WHAT IS REQUIRED »
Exactly as written, quote every line that follows, skipping the images.

INFORMATION PROVIDED »
....
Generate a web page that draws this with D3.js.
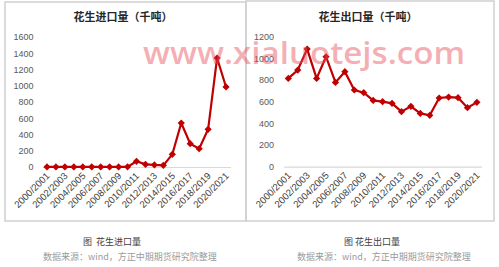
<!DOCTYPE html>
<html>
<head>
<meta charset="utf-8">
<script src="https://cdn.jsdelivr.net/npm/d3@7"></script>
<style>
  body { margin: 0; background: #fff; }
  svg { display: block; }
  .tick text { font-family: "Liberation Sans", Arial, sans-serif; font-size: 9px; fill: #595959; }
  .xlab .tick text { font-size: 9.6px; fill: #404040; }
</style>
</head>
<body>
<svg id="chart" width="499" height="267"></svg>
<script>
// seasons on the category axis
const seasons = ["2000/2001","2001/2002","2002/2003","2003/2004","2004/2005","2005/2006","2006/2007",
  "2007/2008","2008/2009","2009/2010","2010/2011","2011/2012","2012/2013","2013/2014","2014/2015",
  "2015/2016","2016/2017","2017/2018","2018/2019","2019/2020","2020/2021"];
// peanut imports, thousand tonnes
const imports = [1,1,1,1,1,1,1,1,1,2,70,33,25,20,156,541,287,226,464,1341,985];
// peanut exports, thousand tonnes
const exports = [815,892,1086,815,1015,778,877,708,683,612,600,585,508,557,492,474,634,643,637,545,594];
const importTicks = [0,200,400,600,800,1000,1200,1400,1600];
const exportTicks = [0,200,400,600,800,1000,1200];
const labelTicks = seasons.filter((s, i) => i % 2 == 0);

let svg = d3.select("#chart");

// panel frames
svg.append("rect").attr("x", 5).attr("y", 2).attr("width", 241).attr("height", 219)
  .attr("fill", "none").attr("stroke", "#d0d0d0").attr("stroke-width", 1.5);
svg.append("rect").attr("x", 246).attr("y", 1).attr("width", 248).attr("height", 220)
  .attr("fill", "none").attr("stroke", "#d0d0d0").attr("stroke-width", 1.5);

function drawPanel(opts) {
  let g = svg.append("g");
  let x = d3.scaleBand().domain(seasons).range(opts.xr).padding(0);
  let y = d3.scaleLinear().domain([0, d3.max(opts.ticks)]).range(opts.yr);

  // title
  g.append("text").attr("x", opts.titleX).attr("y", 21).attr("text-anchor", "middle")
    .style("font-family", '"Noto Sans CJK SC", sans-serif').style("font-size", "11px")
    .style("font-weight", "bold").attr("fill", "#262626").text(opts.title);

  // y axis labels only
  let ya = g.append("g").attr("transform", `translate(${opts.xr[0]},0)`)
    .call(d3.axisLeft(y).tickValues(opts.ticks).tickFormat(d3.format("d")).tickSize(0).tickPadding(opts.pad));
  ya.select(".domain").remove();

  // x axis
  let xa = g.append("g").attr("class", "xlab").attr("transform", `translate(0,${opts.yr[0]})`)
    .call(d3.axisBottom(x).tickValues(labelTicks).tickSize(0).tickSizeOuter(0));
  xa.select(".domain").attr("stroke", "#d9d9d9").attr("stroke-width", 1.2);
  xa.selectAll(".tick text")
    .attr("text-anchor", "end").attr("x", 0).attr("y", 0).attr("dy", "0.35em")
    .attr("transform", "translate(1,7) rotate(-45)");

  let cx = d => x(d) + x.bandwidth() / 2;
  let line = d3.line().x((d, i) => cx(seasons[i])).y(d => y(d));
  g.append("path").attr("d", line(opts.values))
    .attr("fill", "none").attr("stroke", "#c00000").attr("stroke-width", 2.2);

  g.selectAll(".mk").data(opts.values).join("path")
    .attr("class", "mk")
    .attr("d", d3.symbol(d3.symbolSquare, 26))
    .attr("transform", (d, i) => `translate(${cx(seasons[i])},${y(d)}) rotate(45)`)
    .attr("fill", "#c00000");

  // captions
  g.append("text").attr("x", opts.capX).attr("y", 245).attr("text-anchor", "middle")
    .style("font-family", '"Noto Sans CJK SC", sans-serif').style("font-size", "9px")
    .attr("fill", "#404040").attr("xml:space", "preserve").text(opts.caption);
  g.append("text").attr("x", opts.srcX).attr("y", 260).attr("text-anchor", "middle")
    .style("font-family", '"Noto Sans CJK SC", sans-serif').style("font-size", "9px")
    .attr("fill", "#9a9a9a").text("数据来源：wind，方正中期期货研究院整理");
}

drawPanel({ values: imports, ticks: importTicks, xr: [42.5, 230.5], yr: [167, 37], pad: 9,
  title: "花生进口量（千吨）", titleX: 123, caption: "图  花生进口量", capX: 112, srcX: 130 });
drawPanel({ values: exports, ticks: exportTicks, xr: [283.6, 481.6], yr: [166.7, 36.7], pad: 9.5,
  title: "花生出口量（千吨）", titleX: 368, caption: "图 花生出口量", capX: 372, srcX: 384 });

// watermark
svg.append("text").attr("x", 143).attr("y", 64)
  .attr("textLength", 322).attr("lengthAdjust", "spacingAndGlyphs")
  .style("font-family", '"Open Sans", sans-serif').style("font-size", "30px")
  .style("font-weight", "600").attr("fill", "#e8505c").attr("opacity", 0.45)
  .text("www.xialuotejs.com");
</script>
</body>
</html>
....
EXPECTED OUTPUT »
Generate a web page that draws this with D3.js.
<!DOCTYPE html>
<html>
<head>
<meta charset="utf-8">
<script src="https://cdn.jsdelivr.net/npm/d3@7"></script>
<style>
  body { margin: 0; background: #fff; }
  svg { display: block; }
  .tick text { font-family: "Liberation Sans", Arial, sans-serif; font-size: 9px; fill: #595959; }
  .xlab .tick text { font-size: 9.6px; fill: #404040; }
</style>
</head>
<body>
<svg id="chart" width="499" height="267"></svg>
<script>
// seasons on the category axis
const seasons = ["2000/2001","2001/2002","2002/2003","2003/2004","2004/2005","2005/2006","2006/2007",
  "2007/2008","2008/2009","2009/2010","2010/2011","2011/2012","2012/2013","2013/2014","2014/2015",
  "2015/2016","2016/2017","2017/2018","2018/2019","2019/2020","2020/2021"];
// peanut imports, thousand tonnes
const imports = [1,1,1,1,1,1,1,1,1,2,70,33,25,20,156,541,287,226,464,1341,985];
// peanut exports, thousand tonnes
const exports = [815,892,1086,815,1015,778,877,708,683,612,600,585,508,557,492,474,634,643,637,545,594];
const importTicks = [0,200,400,600,800,1000,1200,1400,1600];
const exportTicks = [0,200,400,600,800,1000,1200];
const labelTicks = seasons.filter((s, i) => i % 2 == 0);

let svg = d3.select("#chart");

// panel frames
svg.append("rect").attr("x", 5).attr("y", 2).attr("width", 241).attr("height", 219)
  .attr("fill", "none").attr("stroke", "#d0d0d0").attr("stroke-width", 1.5);
svg.append("rect").attr("x", 246).attr("y", 1).attr("width", 248).attr("height", 220)
  .attr("fill", "none").attr("stroke", "#d0d0d0").attr("stroke-width", 1.5);

function drawPanel(opts) {
  let g = svg.append("g");
  let x = d3.scaleBand().domain(seasons).range(opts.xr).padding(0);
  let y = d3.scaleLinear().domain([0, d3.max(opts.ticks)]).range(opts.yr);

  // title
  g.append("text").attr("x", opts.titleX).attr("y", 21).attr("text-anchor", "middle")
    .style("font-family", '"Noto Sans CJK SC", sans-serif').style("font-size", "11px")
    .style("font-weight", "bold").attr("fill", "#262626").text(opts.title);

  // y axis labels only
  let ya = g.append("g").attr("transform", `translate(${opts.xr[0]},0)`)
    .call(d3.axisLeft(y).tickValues(opts.ticks).tickFormat(d3.format("d")).tickSize(0).tickPadding(opts.pad));
  ya.select(".domain").remove();

  // x axis
  let xa = g.append("g").attr("class", "xlab").attr("transform", `translate(0,${opts.yr[0]})`)
    .call(d3.axisBottom(x).tickValues(labelTicks).tickSize(0).tickSizeOuter(0));
  xa.select(".domain").attr("stroke", "#d9d9d9").attr("stroke-width", 1.2);
  xa.selectAll(".tick text")
    .attr("text-anchor", "end").attr("x", 0).attr("y", 0).attr("dy", "0.35em")
    .attr("transform", "translate(1,7) rotate(-45)");

  let cx = d => x(d) + x.bandwidth() / 2;
  let line = d3.line().x((d, i) => cx(seasons[i])).y(d => y(d));
  g.append("path").attr("d", line(opts.values))
    .attr("fill", "none").attr("stroke", "#c00000").attr("stroke-width", 2.2);

  g.selectAll(".mk").data(opts.values).join("path")
    .attr("class", "mk")
    .attr("d", d3.symbol(d3.symbolSquare, 26))
    .attr("transform", (d, i) => `translate(${cx(seasons[i])},${y(d)}) rotate(45)`)
    .attr("fill", "#c00000");

  // captions
  g.append("text").attr("x", opts.capX).attr("y", 245).attr("text-anchor", "middle")
    .style("font-family", '"Noto Sans CJK SC", sans-serif').style("font-size", "9px")
    .attr("fill", "#404040").attr("xml:space", "preserve").text(opts.caption);
  g.append("text").attr("x", opts.srcX).attr("y", 260).attr("text-anchor", "middle")
    .style("font-family", '"Noto Sans CJK SC", sans-serif').style("font-size", "9px")
    .attr("fill", "#9a9a9a").text("数据来源：wind，方正中期期货研究院整理");
}

drawPanel({ values: imports, ticks: importTicks, xr: [42.5, 230.5], yr: [167, 37], pad: 9,
  title: "花生进口量（千吨）", titleX: 123, caption: "图  花生进口量", capX: 112, srcX: 130 });
drawPanel({ values: exports, ticks: exportTicks, xr: [283.6, 481.6], yr: [166.7, 36.7], pad: 9.5,
  title: "花生出口量（千吨）", titleX: 368, caption: "图 花生出口量", capX: 372, srcX: 384 });

// watermark
svg.append("text").attr("x", 143).attr("y", 64)
  .attr("textLength", 322).attr("lengthAdjust", "spacingAndGlyphs")
  .style("font-family", '"Open Sans", sans-serif').style("font-size", "30px")
  .style("font-weight", "600").attr("fill", "#e8505c").attr("opacity", 0.45)
  .text("www.xialuotejs.com");
</script>
</body>
</html>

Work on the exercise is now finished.